* DIRECTION *
Output the full listing below exactly, without the pictures.

* COLLECTED MATERIAL *
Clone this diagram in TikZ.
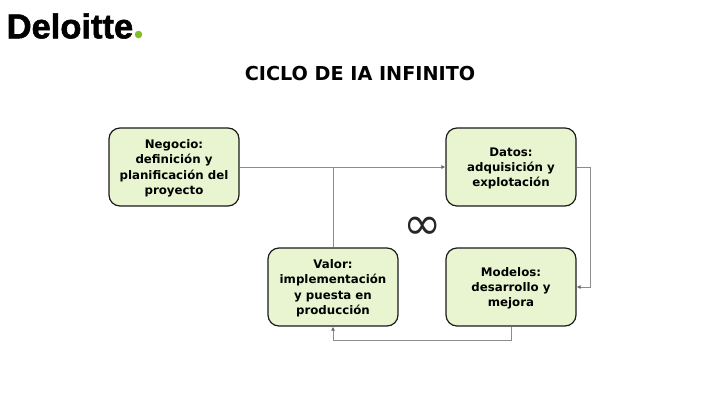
\documentclass[tikz,border=0pt]{standalone}
\usepackage{fontspec}
\setmainfont{DejaVu Sans}
\newfontfamily\logofont[FakeBold=1.6]{Liberation Sans Bold}
\usetikzlibrary{arrows.meta,calc}
\definecolor{boxfill}{HTML}{E8F5D0}
\definecolor{boxline}{HTML}{1A1A1A}
\definecolor{linkgray}{HTML}{8C8C8C}
\definecolor{logogreen}{HTML}{86BC25}
\newcommand{\downstrut}{\rule{0pt}{11.4pt}}
\tikzset{
  card/.style={draw=boxline,line width=1.2pt,fill=boxfill,rounded corners=11pt,minimum width=130pt,minimum height=78pt,
    align=center,inner sep=0pt,font=\bfseries\fontsize{11.8}{15.2}\selectfont,text=black},
  link/.style={draw=linkgray,line width=0.9pt,-{Latex[length=4pt,width=4pt,color=black!60]}},
  plainlink/.style={draw=linkgray,line width=0.9pt}
}
\begin{document}
\begin{tikzpicture}[x=1pt,y=-1pt]
\useasboundingbox (0,0) rectangle (720,405);
\node[anchor=west,inner sep=0pt,font=\logofont\fontsize{34.5}{34.5}\selectfont,text=black] (logo) at (6.5,26) {Deloitte};
\node[circle,fill=logogreen,inner sep=0pt,minimum size=7.5pt] (dot) at (138.5,34.5) {};
\node[inner sep=0pt,font=\bfseries\fontsize{19.2}{22}\selectfont,text=black] (title) at (360,73.5) {CICLO DE IA INFINITO};
\node[card] (neg) at (174,167) {\downstrut Negocio:\\definición y\\planificación del\\proyecto};
\node[card] (dat) at (511,167) {\downstrut Datos:\\adquisición y\\explotación};
\node[card] (val) at (333,287) {\downstrut Valor:\\implementación\\y puesta en\\producción};
\node[card] (mod) at (511,287) {\downstrut Modelos:\\desarrollo y\\mejora};
\node[inner sep=0pt,font=\fontsize{46}{46}\selectfont,text=black!85] (inf) at (422.5,228) {∞};
\coordinate (join) at (val.north |- neg.east);
\draw[link] (neg.east) -- (dat.west);
\draw[plainlink] (val.north) -- (join);
\draw[link] (dat.east) -- ++(14,0) |- (mod.east);
\draw[link] (mod.south) -- ++(0,14) -| (val.south);
\end{tikzpicture}
\end{document}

* WRITTEN ANSWER *
Clone this diagram in TikZ.
\documentclass[tikz,border=0pt]{standalone}
\usepackage{fontspec}
\setmainfont{DejaVu Sans}
\newfontfamily\logofont[FakeBold=1.6]{Liberation Sans Bold}
\usetikzlibrary{arrows.meta,calc}
\definecolor{boxfill}{HTML}{E8F5D0}
\definecolor{boxline}{HTML}{1A1A1A}
\definecolor{linkgray}{HTML}{8C8C8C}
\definecolor{logogreen}{HTML}{86BC25}
\newcommand{\downstrut}{\rule{0pt}{11.4pt}}
\tikzset{
  card/.style={draw=boxline,line width=1.2pt,fill=boxfill,rounded corners=11pt,minimum width=130pt,minimum height=78pt,
    align=center,inner sep=0pt,font=\bfseries\fontsize{11.8}{15.2}\selectfont,text=black},
  link/.style={draw=linkgray,line width=0.9pt,-{Latex[length=4pt,width=4pt,color=black!60]}},
  plainlink/.style={draw=linkgray,line width=0.9pt}
}
\begin{document}
\begin{tikzpicture}[x=1pt,y=-1pt]
\useasboundingbox (0,0) rectangle (720,405);
\node[anchor=west,inner sep=0pt,font=\logofont\fontsize{34.5}{34.5}\selectfont,text=black] (logo) at (6.5,26) {Deloitte};
\node[circle,fill=logogreen,inner sep=0pt,minimum size=7.5pt] (dot) at (138.5,34.5) {};
\node[inner sep=0pt,font=\bfseries\fontsize{19.2}{22}\selectfont,text=black] (title) at (360,73.5) {CICLO DE IA INFINITO};
\node[card] (neg) at (174,167) {\downstrut Negocio:\\definición y\\planificación del\\proyecto};
\node[card] (dat) at (511,167) {\downstrut Datos:\\adquisición y\\explotación};
\node[card] (val) at (333,287) {\downstrut Valor:\\implementación\\y puesta en\\producción};
\node[card] (mod) at (511,287) {\downstrut Modelos:\\desarrollo y\\mejora};
\node[inner sep=0pt,font=\fontsize{46}{46}\selectfont,text=black!85] (inf) at (422.5,228) {∞};
\coordinate (join) at (val.north |- neg.east);
\draw[link] (neg.east) -- (dat.west);
\draw[plainlink] (val.north) -- (join);
\draw[link] (dat.east) -- ++(14,0) |- (mod.east);
\draw[link] (mod.south) -- ++(0,14) -| (val.south);
\end{tikzpicture}
\end{document}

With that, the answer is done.